Exercise objective> Produce an exact transcription of the listing below, omitting the pictures.
## start Supplied material
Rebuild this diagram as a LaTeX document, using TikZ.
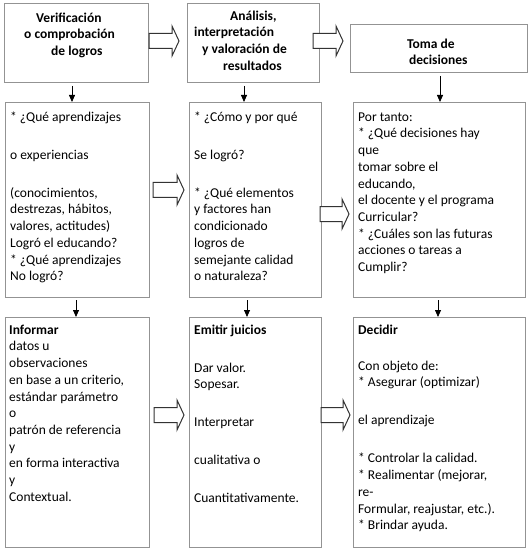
\documentclass[tikz,border=0pt]{standalone}
\usepackage{fontspec}
\setmainfont{Carlito}
\usetikzlibrary{positioning, calc, arrows.meta}

% strut for the first line of every text block, and the empty-line gap
\newcommand{\fst}{\rule{0pt}{12pt}}
\newcommand{\gap}{\\[21.3pt]}

% hollow block arrow: from, to, y, shift at tail, shift at tip
\newcommand{\hollowarrow}[5]{%
  \coordinate (ht) at ($(#1.east |- 0,#3)+(#4,0)$);
  \coordinate (hp) at ($(#2.west |- 0,#3)+(#5,0)$);
  \draw[hollow] ($(ht)+(0,-7.5)$) -- ($(hp)+(-7,-7.5)$) -- ($(hp)+(-7,-15)$)
    -- (hp) -- ($(hp)+(-7,15)$) -- ($(hp)+(-7,7.5)$) -- ($(ht)+(0,7.5)$) -- cycle;}

\begin{document}
\begin{tikzpicture}[x=1pt, y=-1pt,
    box/.style={draw=gray!85, line width=1pt, fill=white, anchor=north west, inner sep=0pt},
    txt/.style={anchor=north west, inner sep=0pt, align=left, font=\fontsize{13.5}{16.7}\selectfont},
    head/.style={txt, font=\fontsize{13.5}{16.7}\selectfont\bfseries},
    down/.style={-{Triangle[length=7pt,width=6pt]}, line width=0.8pt, black},
    hollow/.style={draw=black!80, fill=white, line width=1pt, line join=miter}]
    \useasboundingbox (0,0) rectangle (530,553);

    % Top row
    \node[box, minimum width=144pt, minimum height=79pt] (ver) at (4,3) {};
    \node[box, minimum width=132pt, minimum height=79pt] (ana) at (187,3) {};
    \node[box, minimum width=177pt, minimum height=48pt] (tom) at (350,24) {};

    \node[head] (ver-t) at ($(ver.north west)+(20,7)$)
        {\fst\hspace*{12pt}Verificación\\ o comprobación\\ \hspace*{27pt}de logros};
    \node[head] (ana-t) at ($(ana.north west)+(7,5)$)
        {\fst\hspace*{36pt}Análisis,\\ interpretación\\ \hspace*{8pt}y valoración de\\ \hspace*{29pt}resultados};
    \node[head] (tom-t) at ($(tom.north west)+(57,12)$)
        {\fst Toma de\\ \hspace*{2pt}decisiones};

    % Middle row
    \node[box, minimum width=144pt, minimum height=195pt] (preg) at (5,102) {};
    \node[box, minimum width=132pt, minimum height=195pt] (como) at (189,102) {};
    \node[box, minimum width=172pt, minimum height=195pt] (qdec) at (353,102) {};

    \node[txt] (preg-t) at ($(preg.north west)+(5,7)$)
        {\fst* ¿Qué aprendizajes\gap o experiencias\gap (conocimientos,\\ destrezas, hábitos,\\
         valores, actitudes)\\ Logró el educando?\\ * ¿Qué aprendizajes\\ No logró?};
    \node[txt] (como-t) at ($(como.north west)+(5,7)$)
        {\fst* ¿Cómo y por qué\gap Se logró?\gap * ¿Qué elementos\\ y factores han\\
         condicionado\\ logros de\\ semejante calidad\\ o naturaleza?};
    \node[txt] (qdec-t) at ($(qdec.north west)+(5,7)$)
        {\fst Por tanto:\\ * ¿Qué decisiones hay\\ que\\ tomar sobre el\\ educando,\\
         el docente y el programa\\ Curricular?\\ * ¿Cuáles son las futuras\\
         acciones o tareas a\\ Cumplir?};

    % Bottom row
    \node[box, minimum width=144pt, minimum height=230pt] (inf) at (5,317) {};
    \node[box, minimum width=132pt, minimum height=230pt] (emi) at (189,317) {};
    \node[box, minimum width=172pt, minimum height=230pt] (dec) at (353,317) {};

    \node[txt] (inf-t) at ($(inf.north west)+(4,5)$)
        {\fst\textbf{Informar}\\ datos u\\ observaciones\\ en base a un criterio,\\
         estándar parámetro\\ o\\ patrón de referencia\\ y\\ en forma interactiva\\ y\\ Contextual.};
    \node[txt] (emi-t) at ($(emi.north west)+(5,5)$)
        {\fst\textbf{Emitir juicios}\gap Dar valor.\\ Sopesar.\gap Interpretar\gap
         cualitativa o\gap Cuantitativamente.};
    \node[txt] (dec-t) at ($(dec.north west)+(5,5)$)
        {\fst\textbf{Decidir}\\[19.3pt] Con objeto de:\\ * Asegurar (optimizar)\gap el aprendizaje\gap
         * Controlar la calidad.\\ * Realimentar (mejorar,\\ re-\\ Formular, reajustar, etc.).\\
         * Brindar ayuda.};

    % Down arrows
    \draw[down] ($(ver.south -| 72,0)+(0,3)$) -- (preg.north -| 72,0);
    \draw[down] ($(ana.south -| 244,0)+(0,3)$) -- (como.north -| 244,0);
    \draw[down] ($(tom.south -| 440,0)+(0,3)$) -- (qdec.north -| 440,0);
    \draw[down] ($(preg.south -| 76,0)+(0,2)$) -- (inf.north -| 76,0);
    \draw[down] ($(como.south -| 247,0)+(0,2)$) -- (emi.north -| 247,0);
    \draw[down] ($(qdec.south -| 438,0)+(0,2)$) -- (dec.north -| 438,0);

    % Hollow arrows
    \hollowarrow{ver}{ana}{41}{0}{-8}
    \hollowarrow{ana}{tom}{41}{-7}{-7}
    \hollowarrow{preg}{como}{190}{3}{-5}
    \hollowarrow{como}{qdec}{214}{-2}{-4}
    \hollowarrow{inf}{emi}{415}{4}{-5}
    \hollowarrow{emi}{dec}{415}{-1}{-3}
\end{tikzpicture}
\end{document}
## end Supplied material
Expected answer>
Rebuild this diagram as a LaTeX document, using TikZ.
\documentclass[tikz,border=0pt]{standalone}
\usepackage{fontspec}
\setmainfont{Carlito}
\usetikzlibrary{positioning, calc, arrows.meta}

% strut for the first line of every text block, and the empty-line gap
\newcommand{\fst}{\rule{0pt}{12pt}}
\newcommand{\gap}{\\[21.3pt]}

% hollow block arrow: from, to, y, shift at tail, shift at tip
\newcommand{\hollowarrow}[5]{%
  \coordinate (ht) at ($(#1.east |- 0,#3)+(#4,0)$);
  \coordinate (hp) at ($(#2.west |- 0,#3)+(#5,0)$);
  \draw[hollow] ($(ht)+(0,-7.5)$) -- ($(hp)+(-7,-7.5)$) -- ($(hp)+(-7,-15)$)
    -- (hp) -- ($(hp)+(-7,15)$) -- ($(hp)+(-7,7.5)$) -- ($(ht)+(0,7.5)$) -- cycle;}

\begin{document}
\begin{tikzpicture}[x=1pt, y=-1pt,
    box/.style={draw=gray!85, line width=1pt, fill=white, anchor=north west, inner sep=0pt},
    txt/.style={anchor=north west, inner sep=0pt, align=left, font=\fontsize{13.5}{16.7}\selectfont},
    head/.style={txt, font=\fontsize{13.5}{16.7}\selectfont\bfseries},
    down/.style={-{Triangle[length=7pt,width=6pt]}, line width=0.8pt, black},
    hollow/.style={draw=black!80, fill=white, line width=1pt, line join=miter}]
    \useasboundingbox (0,0) rectangle (530,553);

    % Top row
    \node[box, minimum width=144pt, minimum height=79pt] (ver) at (4,3) {};
    \node[box, minimum width=132pt, minimum height=79pt] (ana) at (187,3) {};
    \node[box, minimum width=177pt, minimum height=48pt] (tom) at (350,24) {};

    \node[head] (ver-t) at ($(ver.north west)+(20,7)$)
        {\fst\hspace*{12pt}Verificación\\ o comprobación\\ \hspace*{27pt}de logros};
    \node[head] (ana-t) at ($(ana.north west)+(7,5)$)
        {\fst\hspace*{36pt}Análisis,\\ interpretación\\ \hspace*{8pt}y valoración de\\ \hspace*{29pt}resultados};
    \node[head] (tom-t) at ($(tom.north west)+(57,12)$)
        {\fst Toma de\\ \hspace*{2pt}decisiones};

    % Middle row
    \node[box, minimum width=144pt, minimum height=195pt] (preg) at (5,102) {};
    \node[box, minimum width=132pt, minimum height=195pt] (como) at (189,102) {};
    \node[box, minimum width=172pt, minimum height=195pt] (qdec) at (353,102) {};

    \node[txt] (preg-t) at ($(preg.north west)+(5,7)$)
        {\fst* ¿Qué aprendizajes\gap o experiencias\gap (conocimientos,\\ destrezas, hábitos,\\
         valores, actitudes)\\ Logró el educando?\\ * ¿Qué aprendizajes\\ No logró?};
    \node[txt] (como-t) at ($(como.north west)+(5,7)$)
        {\fst* ¿Cómo y por qué\gap Se logró?\gap * ¿Qué elementos\\ y factores han\\
         condicionado\\ logros de\\ semejante calidad\\ o naturaleza?};
    \node[txt] (qdec-t) at ($(qdec.north west)+(5,7)$)
        {\fst Por tanto:\\ * ¿Qué decisiones hay\\ que\\ tomar sobre el\\ educando,\\
         el docente y el programa\\ Curricular?\\ * ¿Cuáles son las futuras\\
         acciones o tareas a\\ Cumplir?};

    % Bottom row
    \node[box, minimum width=144pt, minimum height=230pt] (inf) at (5,317) {};
    \node[box, minimum width=132pt, minimum height=230pt] (emi) at (189,317) {};
    \node[box, minimum width=172pt, minimum height=230pt] (dec) at (353,317) {};

    \node[txt] (inf-t) at ($(inf.north west)+(4,5)$)
        {\fst\textbf{Informar}\\ datos u\\ observaciones\\ en base a un criterio,\\
         estándar parámetro\\ o\\ patrón de referencia\\ y\\ en forma interactiva\\ y\\ Contextual.};
    \node[txt] (emi-t) at ($(emi.north west)+(5,5)$)
        {\fst\textbf{Emitir juicios}\gap Dar valor.\\ Sopesar.\gap Interpretar\gap
         cualitativa o\gap Cuantitativamente.};
    \node[txt] (dec-t) at ($(dec.north west)+(5,5)$)
        {\fst\textbf{Decidir}\\[19.3pt] Con objeto de:\\ * Asegurar (optimizar)\gap el aprendizaje\gap
         * Controlar la calidad.\\ * Realimentar (mejorar,\\ re-\\ Formular, reajustar, etc.).\\
         * Brindar ayuda.};

    % Down arrows
    \draw[down] ($(ver.south -| 72,0)+(0,3)$) -- (preg.north -| 72,0);
    \draw[down] ($(ana.south -| 244,0)+(0,3)$) -- (como.north -| 244,0);
    \draw[down] ($(tom.south -| 440,0)+(0,3)$) -- (qdec.north -| 440,0);
    \draw[down] ($(preg.south -| 76,0)+(0,2)$) -- (inf.north -| 76,0);
    \draw[down] ($(como.south -| 247,0)+(0,2)$) -- (emi.north -| 247,0);
    \draw[down] ($(qdec.south -| 438,0)+(0,2)$) -- (dec.north -| 438,0);

    % Hollow arrows
    \hollowarrow{ver}{ana}{41}{0}{-8}
    \hollowarrow{ana}{tom}{41}{-7}{-7}
    \hollowarrow{preg}{como}{190}{3}{-5}
    \hollowarrow{como}{qdec}{214}{-2}{-4}
    \hollowarrow{inf}{emi}{415}{4}{-5}
    \hollowarrow{emi}{dec}{415}{-1}{-3}
\end{tikzpicture}
\end{document}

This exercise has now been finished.